My-Turn-thumbBy Kyla Colon and Kavi Mitchell

For Earth Day, Methow Recycles and WasteWise organized a litter pick-up. Ninety-five community members plus Liberty Bell High School science students cleaned up over 60 miles of roadside plus the school grounds.

We participated by weighing, sorting and analyzing the litter that was found along roadsides and on trails in the Methow Valley. Bags of litter were picked up and turned in at collection sites. The litter was divided into garbage and recycling, and then we helped sort the recycling. We estimate that 1,537 pounds of litter were picked up. Garbage was 60 percent of the total, recycling was the other 40 percent.

The table below shows the weights of different kinds of recycling found:

Garbage 921 lbs
Glass 255 lbs
Tin cans 6 lbs
Mixed paper 25 lbs
Cardboard 14 lbs
Plastic (#1) 63 lbs
Plastic (#2) 6 lbs
Scrap Metal 105 lbs
Aluminum cans 142 lbs

There are 32 aluminum cans in a pound, which means that about 4,544 cans were picked up. Most of them were beer cans. We are concerned that all those beer cans tossed out of vehicles indicate a bigger issue of drinking and driving.

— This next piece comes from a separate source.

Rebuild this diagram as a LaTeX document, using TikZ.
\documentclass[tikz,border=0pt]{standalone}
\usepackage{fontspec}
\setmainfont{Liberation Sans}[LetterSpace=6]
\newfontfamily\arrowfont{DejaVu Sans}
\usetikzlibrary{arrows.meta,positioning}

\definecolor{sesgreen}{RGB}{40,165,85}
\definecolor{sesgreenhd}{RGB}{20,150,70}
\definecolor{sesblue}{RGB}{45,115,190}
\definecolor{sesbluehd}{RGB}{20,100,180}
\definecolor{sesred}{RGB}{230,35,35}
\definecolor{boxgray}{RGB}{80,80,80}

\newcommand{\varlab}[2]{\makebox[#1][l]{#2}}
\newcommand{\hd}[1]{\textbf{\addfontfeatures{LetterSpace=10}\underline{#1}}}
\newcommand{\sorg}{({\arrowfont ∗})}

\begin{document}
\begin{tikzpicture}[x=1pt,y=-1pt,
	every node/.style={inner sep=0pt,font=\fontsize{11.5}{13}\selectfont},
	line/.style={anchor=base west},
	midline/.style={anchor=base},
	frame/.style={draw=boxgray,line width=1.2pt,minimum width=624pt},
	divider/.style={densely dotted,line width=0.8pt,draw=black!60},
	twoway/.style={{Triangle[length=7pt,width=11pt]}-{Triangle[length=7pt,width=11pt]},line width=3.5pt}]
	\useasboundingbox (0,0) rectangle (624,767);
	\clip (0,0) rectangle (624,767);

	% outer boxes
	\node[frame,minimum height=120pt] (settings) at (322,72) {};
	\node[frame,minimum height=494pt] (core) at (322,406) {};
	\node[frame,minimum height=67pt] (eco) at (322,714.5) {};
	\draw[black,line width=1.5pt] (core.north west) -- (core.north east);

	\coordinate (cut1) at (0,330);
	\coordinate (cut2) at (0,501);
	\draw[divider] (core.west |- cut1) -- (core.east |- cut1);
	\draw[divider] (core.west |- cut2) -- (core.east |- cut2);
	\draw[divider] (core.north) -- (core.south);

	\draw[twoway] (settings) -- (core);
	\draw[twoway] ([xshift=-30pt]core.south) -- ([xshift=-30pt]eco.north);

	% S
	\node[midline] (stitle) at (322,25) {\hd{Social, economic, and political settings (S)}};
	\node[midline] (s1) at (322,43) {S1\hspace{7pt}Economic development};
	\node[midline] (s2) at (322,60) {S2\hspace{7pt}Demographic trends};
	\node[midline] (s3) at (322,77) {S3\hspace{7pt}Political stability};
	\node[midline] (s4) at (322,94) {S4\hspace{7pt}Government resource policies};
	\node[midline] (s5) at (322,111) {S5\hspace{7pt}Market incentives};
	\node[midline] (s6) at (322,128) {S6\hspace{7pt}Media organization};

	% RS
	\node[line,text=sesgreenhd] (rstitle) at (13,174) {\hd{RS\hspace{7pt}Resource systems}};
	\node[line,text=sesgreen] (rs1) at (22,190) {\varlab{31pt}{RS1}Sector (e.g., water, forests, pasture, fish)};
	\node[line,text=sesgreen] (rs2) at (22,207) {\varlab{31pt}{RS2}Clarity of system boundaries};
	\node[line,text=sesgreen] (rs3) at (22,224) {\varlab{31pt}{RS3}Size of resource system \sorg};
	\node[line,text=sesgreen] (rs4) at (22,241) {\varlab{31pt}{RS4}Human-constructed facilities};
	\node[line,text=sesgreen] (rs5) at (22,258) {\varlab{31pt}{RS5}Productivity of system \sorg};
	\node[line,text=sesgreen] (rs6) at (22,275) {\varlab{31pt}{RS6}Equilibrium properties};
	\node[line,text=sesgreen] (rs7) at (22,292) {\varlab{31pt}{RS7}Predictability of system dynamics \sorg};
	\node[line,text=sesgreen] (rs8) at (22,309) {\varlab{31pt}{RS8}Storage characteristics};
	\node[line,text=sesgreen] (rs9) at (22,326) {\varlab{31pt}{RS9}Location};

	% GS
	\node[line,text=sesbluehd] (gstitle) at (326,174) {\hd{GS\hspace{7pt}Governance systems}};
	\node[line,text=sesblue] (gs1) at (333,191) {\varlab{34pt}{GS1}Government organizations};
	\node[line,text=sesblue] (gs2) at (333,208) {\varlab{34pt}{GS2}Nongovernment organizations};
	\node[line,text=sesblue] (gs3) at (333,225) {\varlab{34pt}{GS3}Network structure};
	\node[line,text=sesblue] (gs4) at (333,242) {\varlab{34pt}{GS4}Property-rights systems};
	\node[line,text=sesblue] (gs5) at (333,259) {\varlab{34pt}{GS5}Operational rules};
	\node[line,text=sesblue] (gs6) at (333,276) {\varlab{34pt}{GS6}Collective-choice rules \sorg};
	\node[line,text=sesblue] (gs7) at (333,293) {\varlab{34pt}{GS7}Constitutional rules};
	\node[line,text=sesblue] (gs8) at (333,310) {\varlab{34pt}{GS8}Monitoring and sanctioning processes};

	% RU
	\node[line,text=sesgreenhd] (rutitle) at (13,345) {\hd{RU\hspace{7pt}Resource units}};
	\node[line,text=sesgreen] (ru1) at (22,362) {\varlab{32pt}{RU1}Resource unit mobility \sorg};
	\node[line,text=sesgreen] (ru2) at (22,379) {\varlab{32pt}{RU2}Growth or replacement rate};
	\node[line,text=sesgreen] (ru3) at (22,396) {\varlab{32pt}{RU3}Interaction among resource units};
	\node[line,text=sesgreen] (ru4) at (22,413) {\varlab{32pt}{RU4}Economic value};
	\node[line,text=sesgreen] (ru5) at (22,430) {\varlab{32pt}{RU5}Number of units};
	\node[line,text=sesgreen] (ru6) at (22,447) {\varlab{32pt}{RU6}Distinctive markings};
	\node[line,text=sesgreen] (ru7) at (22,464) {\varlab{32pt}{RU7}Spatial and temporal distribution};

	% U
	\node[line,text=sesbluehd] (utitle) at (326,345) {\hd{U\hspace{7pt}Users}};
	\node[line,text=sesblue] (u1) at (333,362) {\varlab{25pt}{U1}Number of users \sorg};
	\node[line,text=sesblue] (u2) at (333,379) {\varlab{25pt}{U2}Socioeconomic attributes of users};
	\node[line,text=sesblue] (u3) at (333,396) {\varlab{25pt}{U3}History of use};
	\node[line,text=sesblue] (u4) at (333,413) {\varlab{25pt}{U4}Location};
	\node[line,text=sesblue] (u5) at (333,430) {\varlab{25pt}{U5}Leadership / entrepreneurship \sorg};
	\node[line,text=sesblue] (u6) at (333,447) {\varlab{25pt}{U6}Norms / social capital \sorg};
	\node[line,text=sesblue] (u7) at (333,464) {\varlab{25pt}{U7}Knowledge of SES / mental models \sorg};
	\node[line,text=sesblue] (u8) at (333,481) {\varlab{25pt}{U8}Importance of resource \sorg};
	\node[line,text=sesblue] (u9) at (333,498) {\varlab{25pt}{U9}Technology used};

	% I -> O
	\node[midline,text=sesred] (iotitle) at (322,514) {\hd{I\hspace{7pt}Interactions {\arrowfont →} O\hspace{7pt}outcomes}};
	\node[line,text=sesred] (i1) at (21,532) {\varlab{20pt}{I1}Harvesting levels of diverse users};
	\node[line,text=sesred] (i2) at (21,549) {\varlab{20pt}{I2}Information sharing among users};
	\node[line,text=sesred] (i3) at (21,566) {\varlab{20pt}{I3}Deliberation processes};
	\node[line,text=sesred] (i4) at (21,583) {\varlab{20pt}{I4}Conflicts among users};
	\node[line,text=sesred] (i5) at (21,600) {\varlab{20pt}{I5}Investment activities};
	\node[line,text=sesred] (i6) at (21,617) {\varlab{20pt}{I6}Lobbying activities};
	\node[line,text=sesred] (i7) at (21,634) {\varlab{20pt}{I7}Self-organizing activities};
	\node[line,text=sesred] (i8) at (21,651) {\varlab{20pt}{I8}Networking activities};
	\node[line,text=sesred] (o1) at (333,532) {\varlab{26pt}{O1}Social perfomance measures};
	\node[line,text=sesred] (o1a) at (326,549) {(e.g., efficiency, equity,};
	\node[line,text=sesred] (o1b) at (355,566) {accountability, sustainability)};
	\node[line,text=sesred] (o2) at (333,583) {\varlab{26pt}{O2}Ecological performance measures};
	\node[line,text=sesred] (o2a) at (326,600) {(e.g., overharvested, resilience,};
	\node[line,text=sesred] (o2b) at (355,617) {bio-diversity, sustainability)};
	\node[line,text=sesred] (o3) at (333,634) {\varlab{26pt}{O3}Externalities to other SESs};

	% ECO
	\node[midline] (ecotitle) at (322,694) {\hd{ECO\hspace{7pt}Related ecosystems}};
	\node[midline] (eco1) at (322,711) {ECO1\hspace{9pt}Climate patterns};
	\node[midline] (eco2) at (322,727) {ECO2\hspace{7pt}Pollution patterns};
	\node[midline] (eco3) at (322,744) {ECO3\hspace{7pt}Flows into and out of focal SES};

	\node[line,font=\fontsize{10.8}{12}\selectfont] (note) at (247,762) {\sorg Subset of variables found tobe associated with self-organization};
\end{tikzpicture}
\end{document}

We were also curious about what happens to litter if it is not picked up. Does it decompose? What takes the longest to decompose? What kinds of hazards do they create to the environment?

• Paper products will disintegrate in as little as a few weeks or months as long as there is moisture, otherwise they will last for years.

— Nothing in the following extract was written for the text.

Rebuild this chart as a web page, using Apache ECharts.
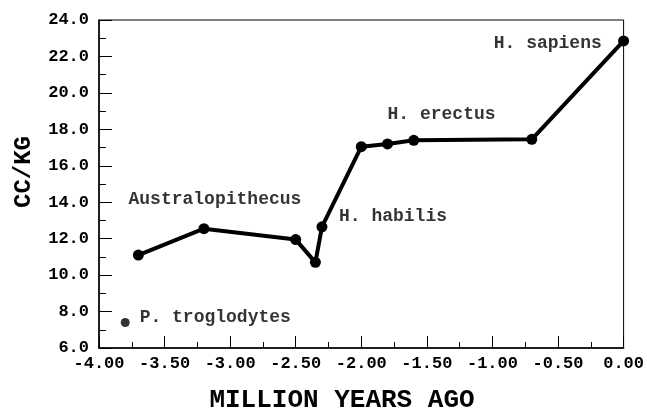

• Animals may eat plastic items or become entangled in them, causing injury or death. Plastic does not decompose, but most plastic bottles can be recycled.

• Glass is made from sand. Eventually, a glass bottle will break down and turn into small glass pieces. If pieces of glass end up in the river they will be broken. Broken glass is dangerous to animals and humans because it can cut them.

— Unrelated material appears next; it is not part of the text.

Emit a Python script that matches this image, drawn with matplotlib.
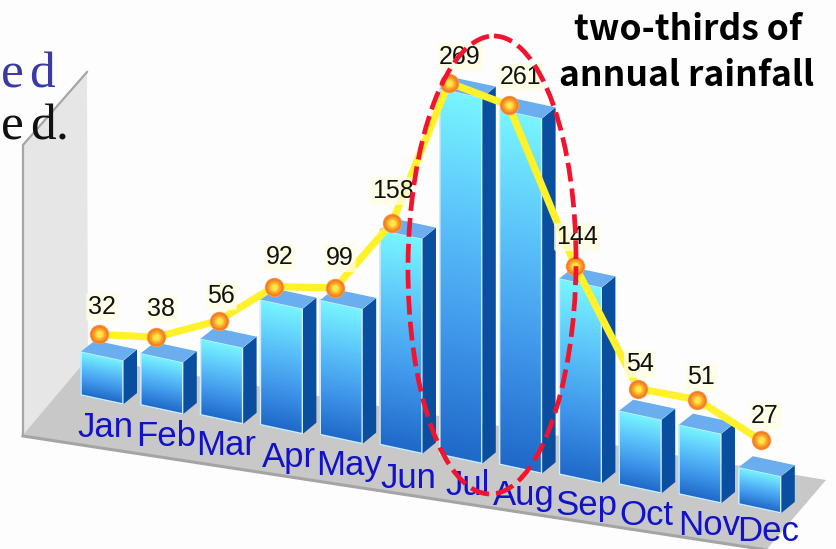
"""Monthly rainfall drawn as a slanted pseudo-3D bar chart with a line on top."""

import numpy as np
import matplotlib
matplotlib.use("Agg")
import matplotlib.pyplot as plt
from matplotlib.colors import LinearSegmentedColormap
from matplotlib.patches import Ellipse, Polygon

months = ["Jan", "Feb", "Mar", "Apr", "May", "Jun", "Jul", "Aug", "Sep", "Oct", "Nov", "Dec"]
rainfall = [32, 38, 56, 92, 99, 158, 269, 261, 144, 54, 51, 27]

# layout, in picture pixels
BAR_X0, BAR_STEP = 81, 59.8
BASE_Y0, BASE_STEP = 395, 9.9
BAR_W, BAR_SLANT = 42, 9
DEPTH_X, DEPTH_Y = 14, -11
PX_PER_MM = 1.36

# where the line marker sits relative to the front-left top corner of each bar
marker_dx = [18, 15, 18, 14, 15, 12, 9, 9, 16, 19, 18, 22]
marker_dy = [-17, -16, -18, -13, -12, -7, -6, -4, -12, -22, -25, -27]
label_x = [102, 161, 221, 280, 340, 393, 460, 521, 577, 640, 701, 765]
label_y = [307, 309, 296, 257, 258, 191, 57, 77, 237, 364, 377, 416]
month_x = [77, 136, 196, 262, 316, 380, 445, 493, 555, 619, 678, 737]
month_y = [437, 446, 455, 467, 475, 488, 495, 505, 515, 525, 535, 541]

front_cmap = LinearSegmentedColormap.from_list(
    "front", ["#78f6ff", "#5cc4fa", "#3f96ea", "#1f68c8"])

fig = plt.figure(figsize=(8.37, 5.49), dpi=100, facecolor="#fdfdfe")
ax = fig.add_axes([0, 0, 1, 1])
ax.set_xlim(0, 837)
ax.set_ylim(549, 0)
ax.axis("off")

# back wall and floor
ax.add_patch(Polygon([(23, 145), (87, 72), (88, 370), (23, 435)],
                     facecolor="#e6e6e6", edgecolor="none", zorder=1))
ax.plot([23, 23, 87], [435, 145, 72], color="#a6a6a6", lw=1.6, zorder=2)
ax.add_patch(Polygon([(23, 435), (88, 358), (826, 480), (767, 549)],
                     facecolor="#c8c8c8", edgecolor="none", zorder=2))
ax.plot([23, 767], [436, 550], color="#a4a4a4", lw=2.2, zorder=2)

top_points = []
for i, value in enumerate(rainfall):
    x = BAR_X0 + BAR_STEP * i
    base = BASE_Y0 + BASE_STEP * i
    h = value * PX_PER_MM
    top = base - h
    x2 = x + BAR_W
    z = 3 + i * 0.01

    # front face, gradient follows the slant of the bar
    ts = np.linspace(0, 1, 24)
    xx = np.array([[x, x2]] * len(ts))
    yy = np.column_stack([top + h * ts, top + BAR_SLANT + h * ts])
    cc = np.column_stack([ts, ts])
    ax.pcolormesh(xx, yy, cc, cmap=front_cmap, shading="gouraud", zorder=z)
    ax.add_patch(Polygon([(x, top), (x2, top + BAR_SLANT), (x2, base + BAR_SLANT), (x, base)],
                         facecolor="none", edgecolor="#cdeeff", lw=1.1, zorder=z))
    # side and top
    ax.add_patch(Polygon([(x2 + 0.6, top + BAR_SLANT), (x2 + DEPTH_X, top + BAR_SLANT + DEPTH_Y),
                          (x2 + DEPTH_X, base + BAR_SLANT + DEPTH_Y), (x2 + 0.6, base + BAR_SLANT)],
                         facecolor="#0a4f9f", edgecolor="none", zorder=z))
    ax.add_patch(Polygon([(x, top), (x2, top + BAR_SLANT), (x2 + DEPTH_X, top + BAR_SLANT + DEPTH_Y),
                          (x + DEPTH_X, top + DEPTH_Y)],
                         facecolor="#6aaef0", edgecolor="none", zorder=z))
    top_points.append((x + marker_dx[i], top + marker_dy[i]))

line_x = [p[0] for p in top_points]
line_y = [p[1] for p in top_points]
ax.plot(line_x, line_y, color="#fff22a", lw=5.2, solid_joinstyle="miter", zorder=5)
ring_sizes = [14, 13, 10, 7, 4.5]
ring_colors = ["#f6a564", "#f47f20", "#fb9c28", "#ffc535", "#ffe84a"]
for j, (ms, col) in enumerate(zip(ring_sizes, ring_colors)):
    ax.plot(line_x, line_y, ls="none", marker="o", ms=ms, mfc=col, mec="none", zorder=6 + j * 0.1)

for i, value in enumerate(rainfall):
    ax.text(label_x[i], label_y[i], str(value), ha="center", va="center", fontsize=18,
            family="Liberation Sans", color="#111111", zorder=7,
            bbox=dict(boxstyle="round,pad=0.08", fc="#fffde2", ec="none", alpha=0.8))

for i, month in enumerate(months):
    ax.text(month_x[i], month_y[i], month, ha="left", va="baseline", fontsize=25,
            family="Liberation Sans", color="#1212c8", zorder=8)

# red ring around the two wet months
ax.add_patch(Ellipse((492, 265), 168, 458, angle=0.5, facecolor="none", edgecolor="#f2142e",
                     lw=3.4, linestyle=(0, (4, 1.5)), zorder=9))

ax.text(688, 30, "two-thirds of", ha="center", va="center", fontsize=25.5, fontweight="bold",
        family="Noto Sans CJK KR", color="black", zorder=10)
ax.text(687, 76, "annual rainfall", ha="center", va="center", fontsize=25.5, fontweight="bold",
        family="Noto Sans CJK KR", color="black", zorder=10)

# leftovers of the slide text behind the chart, spaced out letter by letter
for ch, cx in zip("ed", [1, 29]):
    ax.text(cx, 88, ch, ha="left", va="baseline", fontsize=37, family="Liberation Serif",
            color="#3a3aa6", zorder=10)
for ch, cx in zip("ed.", [1, 30, 56]):
    ax.text(cx, 140, ch, ha="left", va="baseline", fontsize=37, family="Liberation Serif",
            color="#111111", zorder=10)

fig.savefig("out.png", dpi=100, facecolor=fig.get_facecolor())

• Aluminum cans contain residue of the product they held that can attract unwanted animals or insects. They also can catch rainwater. The animals can hurt themselves. Insects such as mosquitoes may thrive in them.

Litter can also harm our water system. One way is when litter is carried into lakes or rivers through wind or water runoff. Another way is when residue from litter gets into our water cycle.

This project has helped us to realize that litter has a damaging effect on people, animals, and the environment around us. Please don’t litter!

Kavi and Kyla are in the ninth grade at Liberty Bell High School.